Se compreendo, apreendo, e assim ele deixa de ser transcendental.
Reafirmamos
nossa crença em Deus, exatamente porque somos incapazes de alcançá-lo com
microscópios, contê-lo em tubos de ensaio ou compreendê-lo e explicá-lo pela
lógica, pela razão, pelo intelecto, que por vezes valorizamos mais do que
merece. Deus É. Isso basta.
A
morte é explicável pela biologia. É o fim da capacidade auto regenerativa do
nosso corpo biológico que representa nossa individualidade, nessa realidade
material onde nós estamos, no tempo e no espaço. Mas a morte não é o fim da
vida, apenas uma transição, uma transformação. Nova vida, muito mais plena,
perfeita, começa exatamente com a morte, quando passamos para junto do nosso
amoroso Pai Criador. Mesmo assim, não nos cabe buscá-la, nem antecipá-la. Esse
tempo, só cabe a Deus.
E
como será essa vida? Como será o depois? Todas essas perguntas nos serão
totalmente respondidas quando lá chegarmos. Nunca antes. Mesmo porque, no
estado físico e mental em que nos encontramos, não compreenderíamos nada.
A
morte não é problema para os que partem e sim para os que ficam, pois conosco
restam a dor da saudade, o vazio das recordações, os encontros que não teremos,
as coisas que não faremos juntos, as palavras que não diremos aos que partiram.

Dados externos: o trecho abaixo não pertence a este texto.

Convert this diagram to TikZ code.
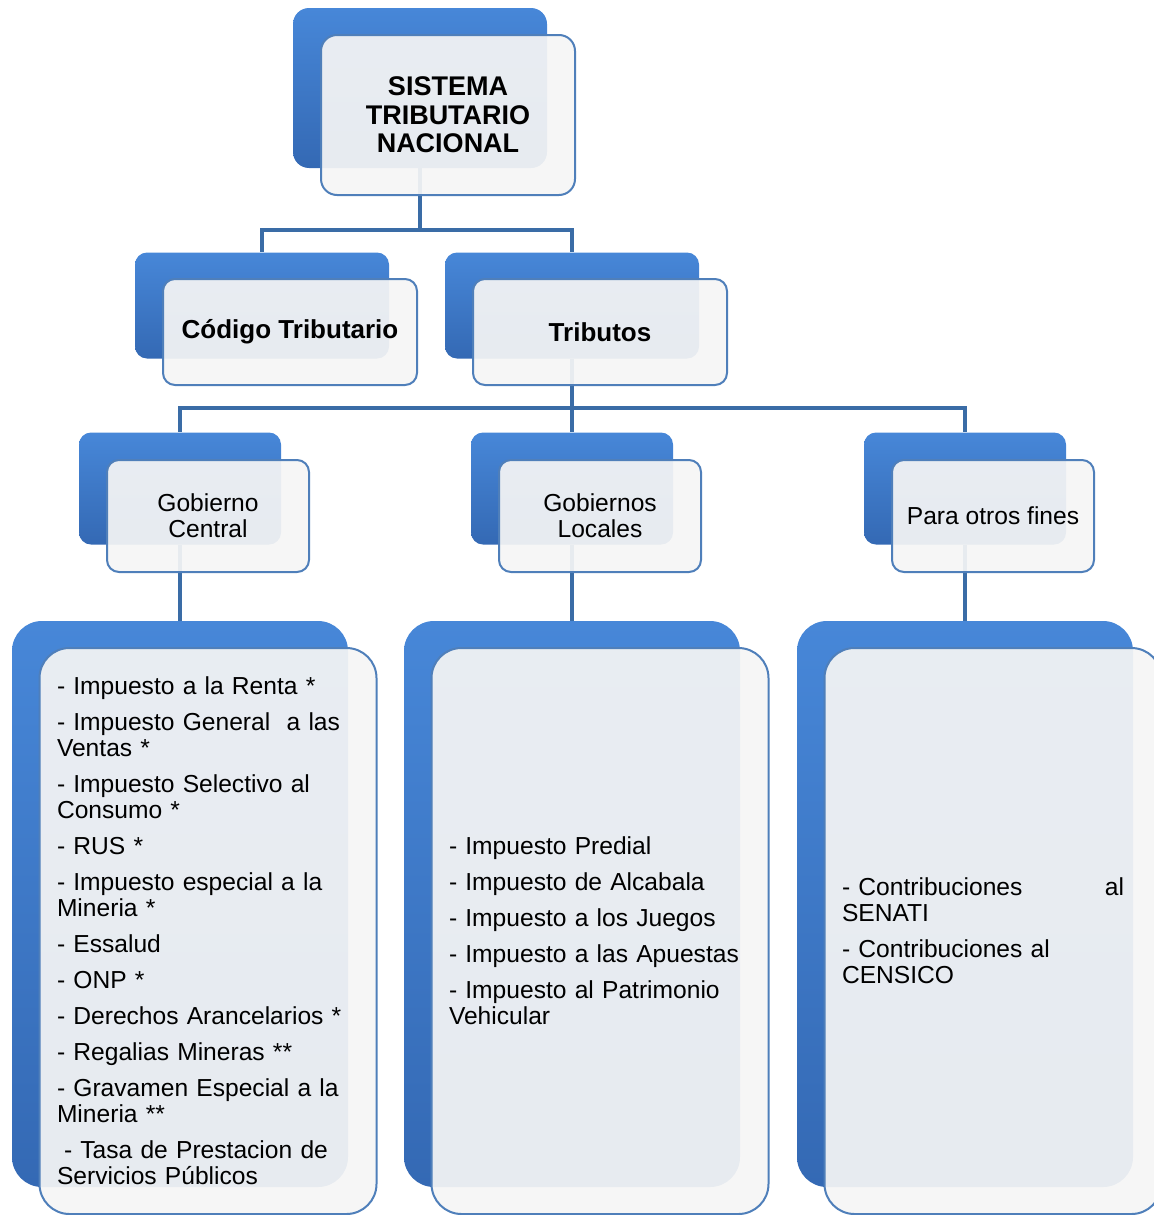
\documentclass[tikz,border=0pt]{standalone}
\usepackage{fontspec}
\setmainfont{Liberation Sans}
\definecolor{backtop}{HTML}{4787D8}
\definecolor{backbot}{HTML}{3469B4}
\definecolor{frontfill}{HTML}{F5F5F5}
\definecolor{frontline}{HTML}{4F7FBA}
\definecolor{linkblue}{HTML}{3A6CA6}

\begin{document}
\begin{tikzpicture}[x=0.5pt, y=-0.5pt,
    back/.style={top color=backtop, bottom color=backbot, draw=none, inner sep=0pt},
    front/.style={draw=frontline, line width=1pt, fill=frontfill, fill opacity=0.93,
      text opacity=1, inner sep=0pt, text=black},
    lvlA/.style={minimum width=127pt, minimum height=80pt, rounded corners=8pt},
    lvlB/.style={minimum width=127pt, minimum height=53pt, rounded corners=6pt},
    lvlC/.style={minimum width=101pt, minimum height=56pt, rounded corners=6pt},
    lvlD/.style={minimum width=168pt, minimum height=283pt, rounded corners=15pt},
    link/.style={draw=linkblue, line width=2pt},
    titletext/.style={font=\bfseries\fontsize{13.5pt}{14.25pt}\selectfont, align=center},
    headtext/.style={font=\bfseries\fontsize{13pt}{14pt}\selectfont, align=center},
    subtext/.style={font=\fontsize{12.3pt}{13pt}\selectfont, align=center},
    listtext/.style={font=\fontsize{12.3pt}{13pt}\selectfont, align=left,
      text width=151pt, inner xsep=8.75pt}]
    \useasboundingbox (0,0) rectangle (1154,1215);

    % back boxes
    \node[back, lvlA] (sis) at (420,88) {};
    \node[back, lvlB] (cod) at (262,305.5) {};
    \node[back, lvlB] (tri) at (572,305.5) {};
    \node[back, lvlC] (cen) at (180,488.5) {};
    \node[back, lvlC] (loc) at (572,488.5) {};
    \node[back, lvlC] (otr) at (965,488.5) {};
    \node[back, lvlD] (lcen) at (180,904) {};
    \node[back, lvlD] (lloc) at (572,904) {};
    \node[back, lvlD] (lotr) at (965,904) {};

    % connectors
    \coordinate (j1) at (420,230);
    \coordinate (j2) at (572,408);
    \draw[link] (sis.south) -- (j1) -| (cod.north);
    \draw[link] (j1) -| (tri.north);
    \draw[link] (tri.south) -- (j2) -| (cen.north);
    \draw[link] (j2) -| (otr.north);
    \draw[link] (j2) -- (loc.north);
    \draw[link] (cen.south) -- (lcen.north);
    \draw[link] (loc.south) -- (lloc.north);
    \draw[link] (otr.south) -- (lotr.north);

    % front boxes
    \node[front, lvlA, titletext] (sisF) at (448,115) {SISTEMA\\TRIBUTARIO\\NACIONAL};
    \node[front, lvlB, headtext] (codF) at (290,332) {Código Tributario};
    \node[front, lvlB, headtext] (triF) at (600,332) {Tributos};
    \node[front, lvlC, subtext] (cenF) at (208,516) {Gobierno\\Central};
    \node[front, lvlC, subtext] (locF) at (600,516) {Gobiernos\\Locales};
    \node[front, lvlC, subtext] (otrF) at (993,516) {Para otros fines};
    \node[front, lvlD, listtext] (lcenF) at (208,931) {%
      - Impuesto a la Renta *\\[5pt]
      - Impuesto General\ \ a las\\Ventas *\\[5pt]
      - Impuesto Selectivo al\\Consumo *\\[5pt]
      - RUS *\\[5pt]
      - Impuesto especial a la\\Mineria *\\[5pt]
      - Essalud\\[5pt]
      - ONP *\\[5pt]
      - Derechos Arancelarios *\\[5pt]
      - Regalias Mineras **\\[5pt]
      - Gravamen Especial a la\\Mineria **\\[5pt]
      \hspace*{3.5pt}- Tasa de Prestacion de\\Servicios Públicos};
    \node[front, lvlD, listtext] (llocF) at (600,931) {%
      - Impuesto Predial\\[5pt]
      - Impuesto de Alcabala\\[5pt]
      - Impuesto a los Juegos\\[5pt]
      - Impuesto a las Apuestas\\[5pt]
      - Impuesto al Patrimonio\\Vehicular};
    \node[front, lvlD, listtext] (lotrF) at (993,931) {%
      \makebox[141pt][l]{- Contribuciones\hfill al}\\SENATI\\[5pt]
      - Contribuciones al\\CENSICO};
\end{tikzpicture}
\end{document}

Só nos restará a perplexidade, até que consigamos superá-la, transformando-a
numa saudade sem dor, numa lembrança sem sofrimento. Pode parecer impossível,
mas não o é.
Por
isso mesmo, não vale dizer para os que ficam na perplexidade do irreversível : ‘Seja
forte!’ ou, menos ainda : ‘Aceite a vontade de Deus!’ Para quem está
vivenciando, agudamente, a dor da perda, tudo isso é totalmente sem sentido,
absurdo e irreal.
Para
esses, não precisamos dizer coisa alguma, exceto na linguagem muda dos gestos,
no abraço solidário, no ombro amigo, na eloquência das lágrimas. O que podemos
e devemos é estar ao lado dos que sofrem, elevando nossas preces ao Senhor da
Vida, para que dê o conforto aos que ficam, e a PAZ eterna, aos que partem.’